On Wed, 2007-08-15 at 07:06 +0530, Merlin Moncure wrote:

You were half right. Inserts in PostgreSQL perform similar to other
databases (or at least, use similar mechanisms). It's the updates
that suffer, because this translates to delete + insert essentially.
Databases that use simple locking strategies can simply update the
record in place.

I think in some databases that use locking, an INSERT can actually block
a SELECT, and vice-versa. So wouldn't that mean PostgreSQL MVCC is
better for INSERT performance?

Regards,
Jeff Davis

#12Scott Marlowe
scott.marlowe@gmail.com
In reply to: Jeff Davis (#11)
Re: MVCC cons

On 8/15/07, Jeff Davis <pgsql@j-davis.com> wrote:

On Wed, 2007-08-15 at 07:06 +0530, Merlin Moncure wrote:

You were half right. Inserts in PostgreSQL perform similar to other
databases (or at least, use similar mechanisms).

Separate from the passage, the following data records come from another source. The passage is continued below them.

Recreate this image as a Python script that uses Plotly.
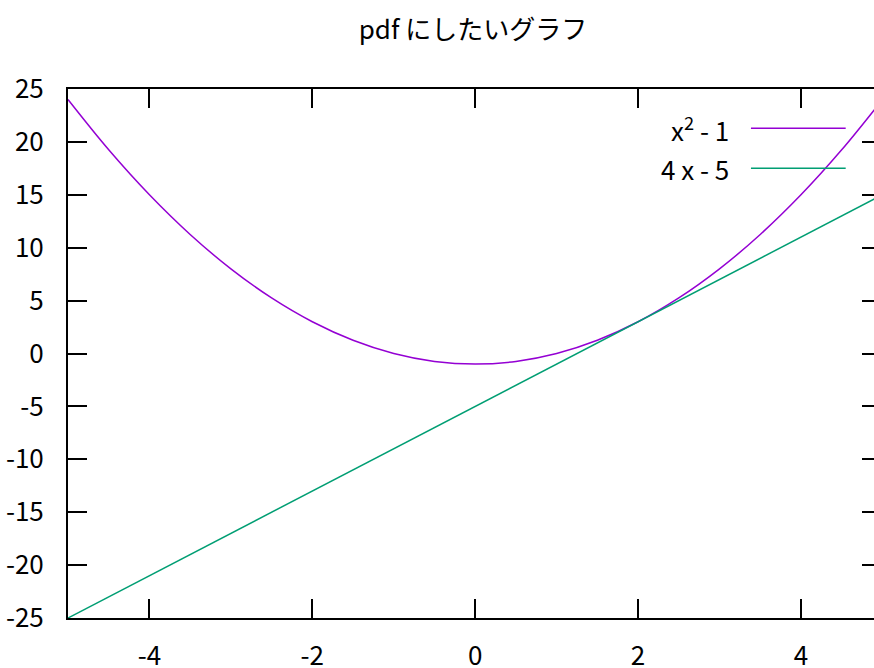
import plotly.graph_objects as go

# ---- data ----
x_parab = [-5, -4.5, -4, -3.5, -3, -2.5, -2, -1.5, -1, -0.5, 0, 0.5, 1, 1.5, 2, 2.5, 3, 3.5, 4, 4.5, 5]
y_parab = [24, 19.25, 15, 11.25, 8, 5.25, 3, 1.25, 0, -0.75, -1, -0.75, 0, 1.25, 3, 5.25, 8, 11.25, 15, 19.25, 24]
x_line = [-5, 5]
y_line = [-25, 15]
series_names = ["x<sup>2</sup> - 1", "4 x - 5"]
series_colors = ["#9400D3", "#009E73"]
x_ticks = [-4, -2, 0, 2, 4]
y_ticks = [25, 20, 15, 10, 5, 0, -5, -10, -15, -20, -25]
title_text = "pdf にしたいグラフ"

FONT = "Noto Sans CJK JP"
FS = 26
W, H = 874, 668
L, R, T = 68.3, 0, 89
B = H - 618.3
px_per_unit = 81.41
plot_w = W - L - R
plot_h = H - T - B
x_max = -5 + plot_w / px_per_unit


def px_x(p):
    return (p - L) / plot_w


def px_y(p):
    return (H - B - p) / plot_h


fig = go.Figure()
fig.add_trace(go.Scatter(x=x_parab, y=y_parab, mode="lines",
                         line=dict(color=series_colors[0], width=1.5, shape="spline"),
                         showlegend=False, hoverinfo="skip"))
fig.add_trace(go.Scatter(x=x_line, y=y_line, mode="lines",
                         line=dict(color=series_colors[1], width=1.5),
                         showlegend=False, hoverinfo="skip", yaxis="y2"))

# manual gnuplot-style legend
legend_rows_px = [128.3, 168.3]
for name, col, ypx in zip(series_names, series_colors, legend_rows_px):
    yp = px_y(ypx)
    fig.add_annotation(x=px_x(730.7), y=yp, xref="paper", yref="paper", text=name,
                       showarrow=False, xanchor="right", yanchor="middle",
                       font=dict(family=FONT, size=FS, color="black"))
    fig.add_shape(type="line", xref="paper", yref="paper",
                  x0=px_x(751), x1=px_x(845.7), y0=yp, y1=yp,
                  line=dict(color=col, width=1.5))

axis_common = dict(ticks="inside", tickwidth=1.5, tickcolor="black", showgrid=False,
                   zeroline=False, automargin=False)

fig.update_layout(
    template="none",
    width=W, height=H,
    margin=dict(l=L, r=R, t=T, b=B, pad=0, autoexpand=False),
    paper_bgcolor="white", plot_bgcolor="white",
    font=dict(family=FONT, size=FS, color="black"),
    title=dict(text=title_text, x=473 / W, xref="container", xanchor="center",
               y=1 - 30 / H, yref="container", yanchor="middle",
               font=dict(family=FONT, size=FS, color="black")),
    showlegend=False,
    xaxis=dict(range=[-5, x_max], tickvals=x_ticks, ticktext=[str(v) for v in x_ticks],
               ticklen=19, showline=True, linecolor="black", linewidth=2, mirror="ticks",
               ticklabelstandoff=14, tickfont=dict(family=FONT, size=FS, color="black"),
               **axis_common),
    yaxis=dict(range=[-25, 25], tickvals=y_ticks, ticktext=[str(v) for v in y_ticks],
               ticklen=19, showline=True, linecolor="black", linewidth=2, mirror=False,
               ticklabelstandoff=17, tickfont=dict(family=FONT, size=FS, color="black"),
               **axis_common),
    yaxis2=dict(range=[-25, 25], overlaying="y", side="right", tickvals=y_ticks,
                ticklen=12, showticklabels=False, showline=False, **axis_common),
)

fig.write_html("out.html", config={"displayModeBar": False},
               post_script="document.body.style.margin='0';document.body.style.overflow='hidden';")
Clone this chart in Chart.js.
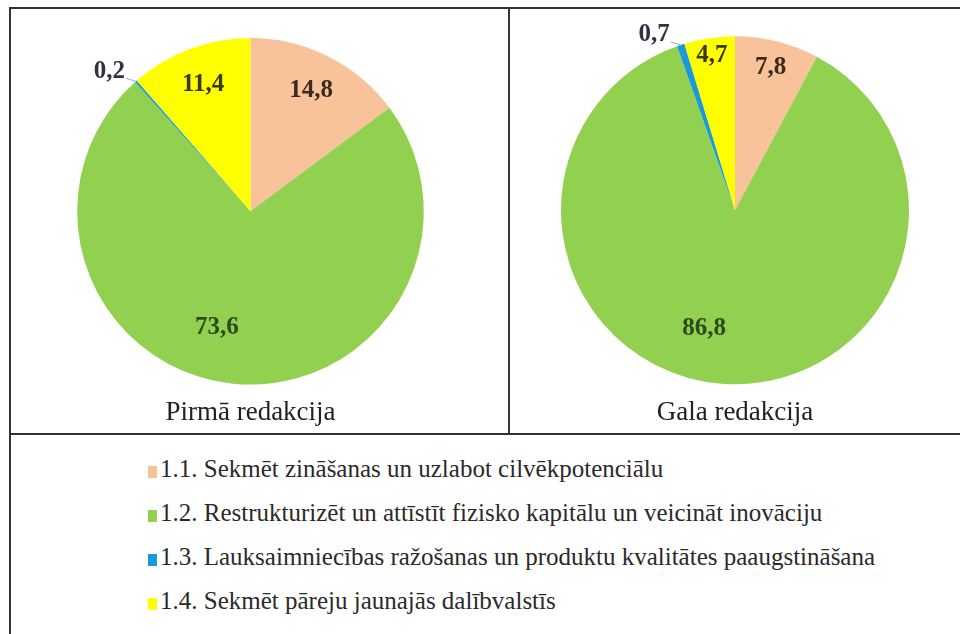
<!DOCTYPE html>
<html>
<head>
<meta charset="utf-8">
<script src="https://cdn.jsdelivr.net/npm/chart.js@4.4.0/dist/chart.umd.min.js"></script>
<style>
    html, body { margin: 0; padding: 0; background: #fff; }
    body { width: 960px; height: 634px; overflow: hidden; position: relative; }
    .frame { position: absolute; left: 9px; top: 7px; width: 960px; height: 640px; border-left: 2px solid #333; border-top: 2px solid #333; }
    .cell { position: absolute; top: 0; height: 424px; }
    #cellA { left: 0; width: 497px; border-right: 2px solid #333; }
    #cellB { left: 499px; width: 452px; }
    .bottom { position: absolute; left: 0; top: 424px; width: 960px; border-top: 2px solid #333; height: 220px; }
    #legend { list-style: none; margin: 0; padding: 0; position: absolute; left: 137px; top: 20px; }
    #legend li { height: 44px; line-height: 44px; font: 25px "Liberation Serif"; color: #2a2a2a; white-space: nowrap; }
    #legend .sw { display: inline-block; width: 9px; height: 12px; margin-right: 3px; vertical-align: -1px; }
</style>
</head>
<body>
<div class="frame">
    <div class="cell" id="cellA"><canvas id="pieA" width="497" height="424"></canvas></div>
    <div class="cell" id="cellB"><canvas id="pieB" width="452" height="424"></canvas></div>
    <div class="bottom"><ul id="legend"></ul></div>
</div>
<script>
(function () {
    function el(id) { return document.getElementById(id); }

    // <-- Data -->
    const categories = [
        '1.1. Sekmēt zināšanas un uzlabot cilvēkpotenciālu',
        '1.2. Restrukturizēt un attīstīt fizisko kapitālu un veicināt inovāciju',
        '1.3. Lauksaimniecības ražošanas un produktu kvalitātes paaugstināšana',
        '1.4. Sekmēt pāreju jaunajās dalībvalstīs'
    ];
    const firstDraft = [14.8, 73.6, 0.2, 11.4];
    const finalDraft = [7.8, 86.8, 0.7, 4.7];
    const titles = ['Pirmā redakcija', 'Gala redakcija'];

    const colors = ['#F8C29A', '#92D050', '#1B9AD8', '#FFFF00'];
    const labelColors = ['#3b2a1e', '#2c4a1c', '#2f3340', '#3a3a08'];

    function fmt(v) { return v.toFixed(1).replace('.', ','); }

    // <-- Value labels on slices (rough "best fit") -->
    const sliceLabels = {
        id: 'sliceLabels',
        afterDatasetsDraw(chart) {
            const c = chart.ctx;
            const meta = chart.getDatasetMeta(0);
            const data = chart.data.datasets[0].data;
            c.save();
            c.font = 'bold 25px "Liberation Serif"';
            c.textAlign = 'center';
            c.textBaseline = 'middle';
            meta.data.forEach((arc, i) => {
                const p = arc.getProps(['x', 'y', 'startAngle', 'endAngle', 'outerRadius']);
                let mid = (p.startAngle + p.endAngle) / 2;
                const v = data[i];
                const text = fmt(v);
                c.fillStyle = labelColors[i];
                if (v < 1) {
                    // tiny slice: label outside, left of the slice, with a short leader
                    const ox = p.x + Math.cos(mid) * p.outerRadius;
                    const oy = p.y + Math.sin(mid) * p.outerRadius;
                    const w = c.measureText(text).width;
                    const tx = ox - w / 2 - 11;
                    const ty = oy - 10;
                    c.strokeStyle = '#9ab';
                    c.lineWidth = 1;
                    c.beginPath();
                    c.moveTo(tx + w / 2 + 1, ty + 7);
                    c.lineTo(ox, oy);
                    c.stroke();
                    c.fillText(text, tx, ty);
                } else {
                    let f;
                    if (v > 50) { f = 0.7; mid += 0.18; }
                    else { f = Math.min(0.9, Math.max(0.78, 1.0 - 0.02 * v)); }
                    const r = p.outerRadius * f;
                    c.fillText(text, p.x + Math.cos(mid) * r, p.y + Math.sin(mid) * r);
                }
            });
            c.restore();
        }
    };

    function makePie(id, values, title, pad) {
        const ctx = el(id);
        if (!ctx || typeof Chart === 'undefined') return;
        new Chart(ctx, {
            type: 'pie',
            data: {
                labels: categories,
                datasets: [{ data: values, backgroundColor: colors, borderWidth: 0 }]
            },
            options: {
                responsive: false,
                animation: false,
                layout: { padding: pad },
                plugins: {
                    legend: { display: false },
                    tooltip: { enabled: false },
                    title: {
                        display: true,
                        text: title,
                        position: 'bottom',
                        color: '#222',
                        font: { family: 'Liberation Serif', size: 27, weight: 'normal', lineHeight: 1.2 },
                        padding: { top: 12, bottom: 4 }
                    }
                }
            },
            plugins: [sliceLabels]
        });
    }

    // <-- Legend -->
    function makeLegend() {
        const ul = el('legend');
        categories.forEach((name, i) => {
            const li = document.createElement('li');
            const sw = document.createElement('span');
            sw.className = 'sw';
            sw.style.background = colors[i];
            li.appendChild(sw);
            li.appendChild(document.createTextNode(name));
            ul.appendChild(li);
        });
    }

    window.addEventListener('DOMContentLoaded', function () {
        makePie('pieA', firstDraft, titles[0], { left: 66, right: 84, top: 29, bottom: 0 });
        makePie('pieB', finalDraft, titles[1], { left: 51, right: 53, top: 27, bottom: 0 });
        makeLegend();
    });
})();
</script>
</body>
</html>
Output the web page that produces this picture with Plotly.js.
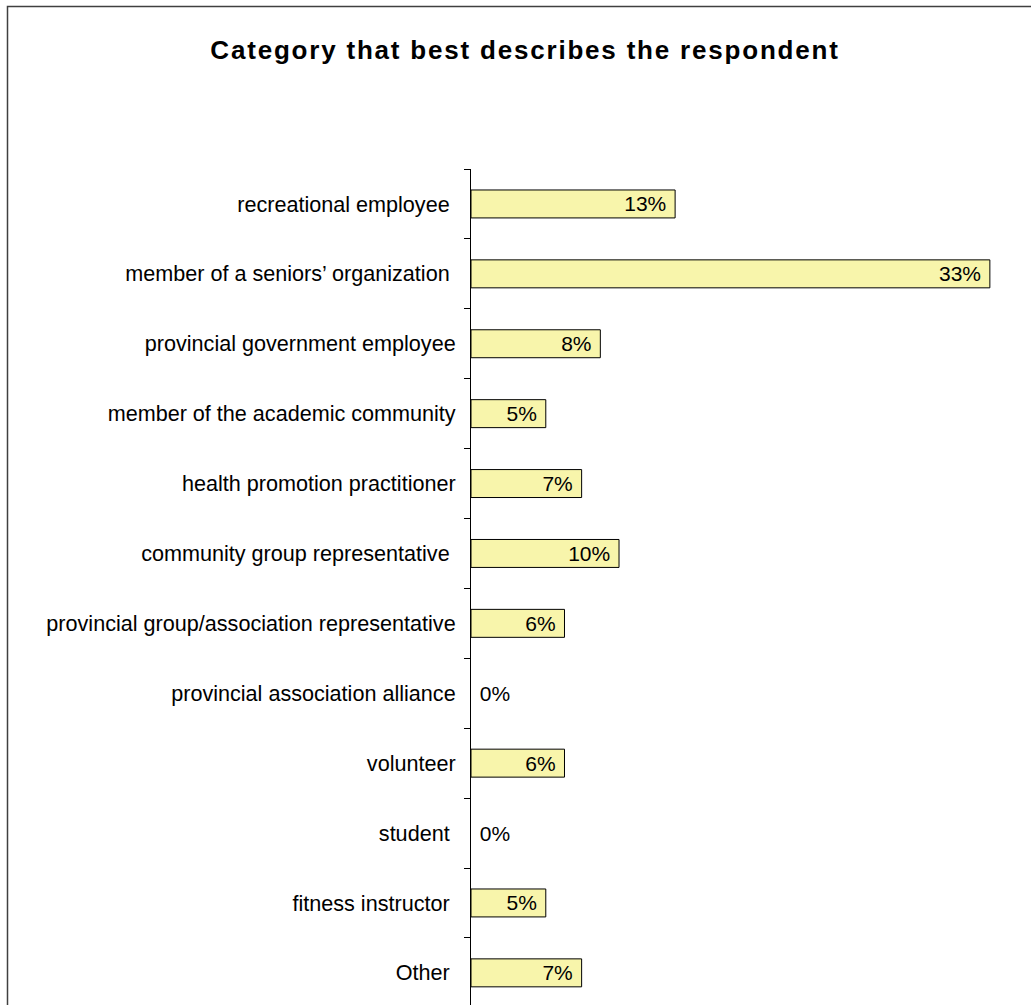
<!DOCTYPE html>
<html>
<head>
<meta charset="utf-8">
<script src="https://cdn.plot.ly/plotly-3.0.1.min.js"></script>
<style>
  html, body { margin: 0; padding: 0; background: #ffffff; }
  #chart { width: 1031px; height: 1005px; }
  .gtitle { letter-spacing: 1.8px; }
</style>
</head>
<body>
<div id="chart"></div>
<script>
// Categories (top to bottom), NBSP marks the trailing space seen in some labels
const categories = [
  "recreational employee\u00a0",
  "member of a seniors\u2019 organization\u00a0",
  "provincial government employee",
  "member of the academic community",
  "health promotion practitioner",
  "community group representative\u00a0",
  "provincial group/association representative",
  "provincial association alliance",
  "volunteer",
  "student\u00a0",
  "fitness instructor\u00a0",
  "Other\u00a0"
];
// Share of respondents (%)
const percentValues = [13.1, 33.3, 8.3, 4.8, 7.1, 9.5, 6.0, 0, 6.0, 0, 4.8, 7.1];
// Data labels as printed on the chart
const valueLabels = ["13%", "33%", "8%", "5%", "7%", "10%", "6%", "0%", "6%", "0%", "5%", "7%"];

const chartTitle = "Category that best describes the respondent";

const textPositions = percentValues.map(v => v > 0 ? "inside" : "outside");
const texts = valueLabels.map((t, i) => percentValues[i] > 0 ? t + "\u00a0" : "\u00a0" + t);
const outlineWidths = percentValues.map(v => v > 0 ? 1 : 0);

const FONT = "'Liberation Sans', Arial, sans-serif";

const trace = {
  type: "bar",
  orientation: "h",
  x: percentValues,
  y: categories,
  width: 0.4,
  marker: { color: "#F8F5AB", line: { color: "#000000", width: outlineWidths } },
  text: texts,
  textposition: textPositions,
  insidetextanchor: "end",
  textfont: { family: FONT, size: 21, color: "#000000" },
  insidetextfont: { family: FONT, size: 21, color: "#000000" },
  outsidetextfont: { family: FONT, size: 21, color: "#000000" },
  constraintext: "none",
  cliponaxis: false,
  hoverinfo: "none"
};

// pixel geometry helpers for the frame (decoration only)
const ML = 471, MT = 169, W = 1031, H = 1005;
const pw = W - ML, ph = H - MT;
const fx = px => (px - ML) / pw;
const fy = py => (H - py) / ph;

const layout = {
  width: W,
  height: H,
  margin: { l: ML, r: 0, t: MT, b: 0, pad: 0 },
  paper_bgcolor: "#ffffff",
  plot_bgcolor: "#ffffff",
  showlegend: false,
  title: {
    text: "<b>" + chartTitle + "</b>",
    font: { family: FONT, size: 26, color: "#000000" },
    x: 525 / W,
    xref: "container",
    xanchor: "center",
    y: 1 - 50 / H,
    yref: "container",
    yanchor: "middle"
  },
  xaxis: {
    range: [0, 35.94],
    visible: false,
    showgrid: false,
    zeroline: false,
    fixedrange: true
  },
  yaxis: {
    type: "category",
    range: [11.46, -0.5],
    showline: true,
    linecolor: "#000000",
    linewidth: 1,
    ticks: "outside",
    tickson: "boundaries",
    ticklen: 6,
    tickcolor: "#000000",
    tickwidth: 1,
    ticklabelstandoff: 10,
    tickfont: { family: FONT, size: 21.6, color: "#000000" },
    showgrid: false,
    zeroline: false,
    fixedrange: true
  },
  shapes: [
    {
      type: "path",
      xref: "paper",
      yref: "paper",
      path: "M " + fx(7.5) + "," + fy(H + 10) + " L " + fx(7.5) + "," + fy(6.5) + " L " + fx(W + 10) + "," + fy(6.5),
      line: { color: "#404040", width: 1.5 },
      layer: "above"
    }
  ]
};

Plotly.newPlot("chart", [trace], layout, { displayModeBar: false, staticPlot: true });
</script>
</body>
</html>
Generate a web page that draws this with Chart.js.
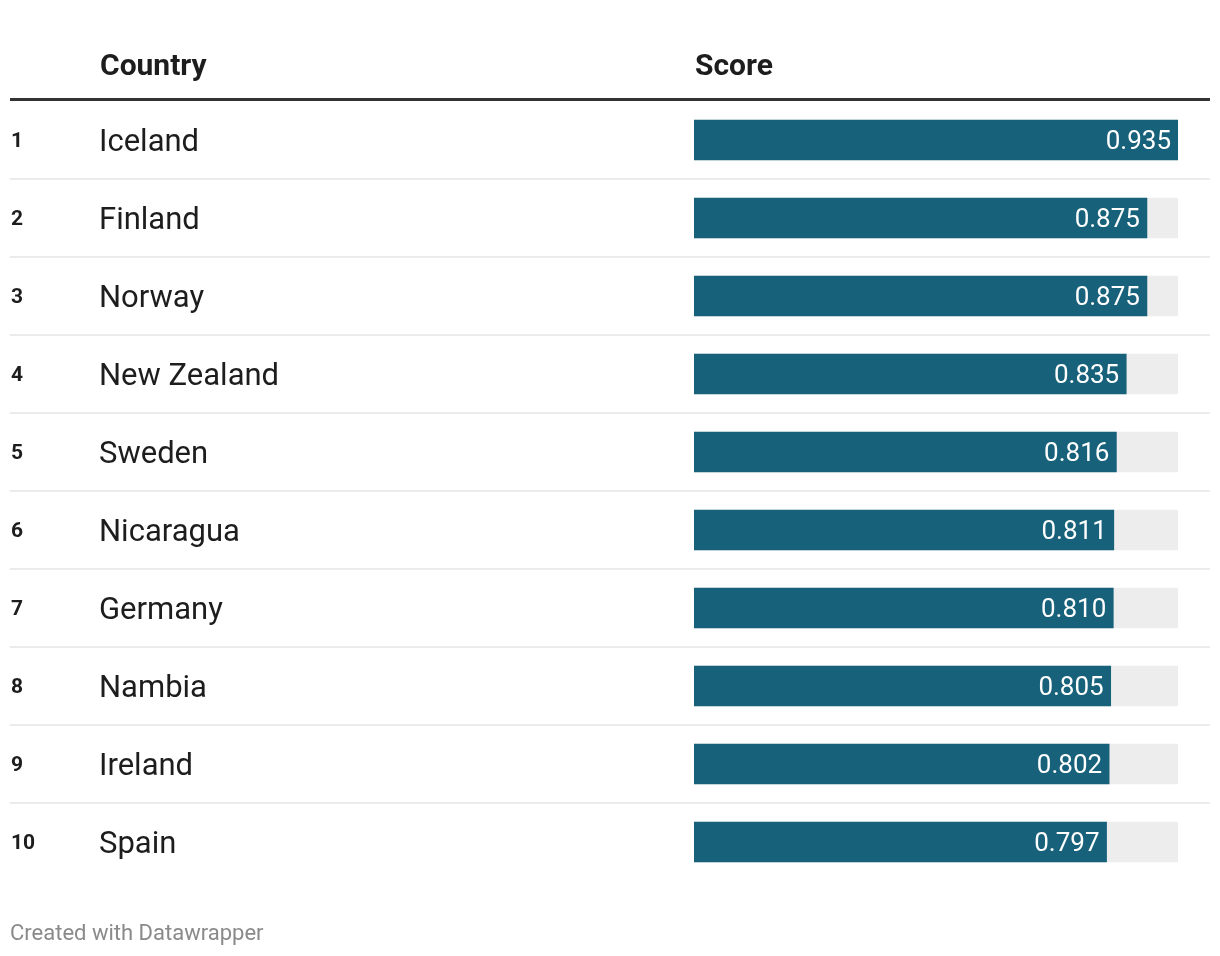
<!DOCTYPE html>
<html>
<head>
<meta charset="utf-8">
<script src="https://cdn.jsdelivr.net/npm/chart.js@4"></script>
<style>
  html, body { margin: 0; padding: 0; background: #fff; }
  #wrap { width: 1220px; height: 956px; position: relative; }
</style>
</head>
<body>
<div id="wrap"><canvas id="scoreChart" width="1220" height="956"></canvas></div>
<script>
var ranks = ["1", "2", "3", "4", "5", "6", "7", "8", "9", "10"];
var countries = ["Iceland", "Finland", "Norway", "New Zealand", "Sweden", "Nicaragua", "Germany", "Nambia", "Ireland", "Spain"];
var scores = [0.935, 0.875, 0.875, 0.835, 0.816, 0.811, 0.810, 0.805, 0.802, 0.797];
var scoreMax = 0.935;
var headers = ["Country", "Score"];
var footerText = "Created with Datawrapper";

var FONT = "Roboto, 'Noto Sans', sans-serif";

// draws the table around the bars: header, row lines, ranks, names, labels
var tablePlugin = {
  id: "table",
  beforeDatasetsDraw: function(chart) {
    var ctx = chart.ctx;
    var yScale = chart.scales.y;
    ctx.save();

    // header
    ctx.fillStyle = "#1d1d1d";
    ctx.font = "bold 30px " + FONT;
    ctx.textBaseline = "alphabetic";
    ctx.fillText(headers[0], 100, 75);
    ctx.fillText(headers[1], 695, 75);
    ctx.fillStyle = "#333333";
    ctx.fillRect(10, 98, 1200, 3);

    // row separators
    ctx.fillStyle = "#ebebeb";
    for (var i = 0; i < countries.length - 1; i++) {
      var mid = (yScale.getPixelForValue(i) + yScale.getPixelForValue(i + 1)) / 2;
      ctx.fillRect(10, Math.round(mid) - 1, 1200, 2);
    }

    // ranks and names
    for (var j = 0; j < countries.length; j++) {
      var cy = yScale.getPixelForValue(j);
      ctx.fillStyle = "#1d1d1d";
      ctx.font = "bold 21px " + FONT;
      ctx.fillText(ranks[j], 11, cy + 7);
      ctx.font = "31px " + FONT;
      ctx.fillText(countries[j], 99, cy + 11);
    }

    // footer
    ctx.fillStyle = "#8a8a8a";
    ctx.font = "22px " + FONT;
    ctx.fillText(footerText, 10, 940);
    ctx.restore();
  },
  afterDatasetsDraw: function(chart) {
    var ctx = chart.ctx;
    var meta = chart.getDatasetMeta(0);
    ctx.save();
    ctx.fillStyle = "#ffffff";
    ctx.font = "26px " + FONT;
    ctx.textAlign = "right";
    ctx.textBaseline = "alphabetic";
    meta.data.forEach(function(bar, k) {
      ctx.fillText(scores[k].toFixed(3), bar.x - 7, bar.y + 9);
    });
    ctx.restore();
  }
};

new Chart(document.getElementById("scoreChart"), {
  type: "bar",
  data: {
    labels: countries,
    datasets: [
      {
        data: scores,
        backgroundColor: "#17617a",
        barThickness: 40,
        grouped: false
      },
      {
        data: countries.map(function() { return scoreMax; }),
        backgroundColor: "#ededed",
        barThickness: 40,
        grouped: false
      }
    ]
  },
  options: {
    indexAxis: "y",
    responsive: false,
    animation: false,
    events: [],
    layout: {
      padding: { left: 694, right: 42, top: 101, bottom: 75 }
    },
    scales: {
      x: { display: false, min: 0, max: scoreMax },
      y: { display: false, offset: true }
    },
    plugins: {
      legend: { display: false },
      tooltip: { enabled: false }
    }
  },
  plugins: [tablePlugin]
});
</script>
</body>
</html>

It's the updates
that suffer, because this translates to delete + insert essentially.
Databases that use simple locking strategies can simply update the
record in place.

I think in some databases that use locking, an INSERT can actually block
a SELECT, and vice-versa. So wouldn't that mean PostgreSQL MVCC is
better for INSERT performance?

For certain values of better, yes.

For inserting 10,000,000 rows, it's probably not as fast as some other
databases. But, you can insert those 10,000,000 rows while 100 users
run select statements and none of them will block. So, even if it
takes twice as long as a table locking db, that's still probably ok,
because the readers can keep right on reading.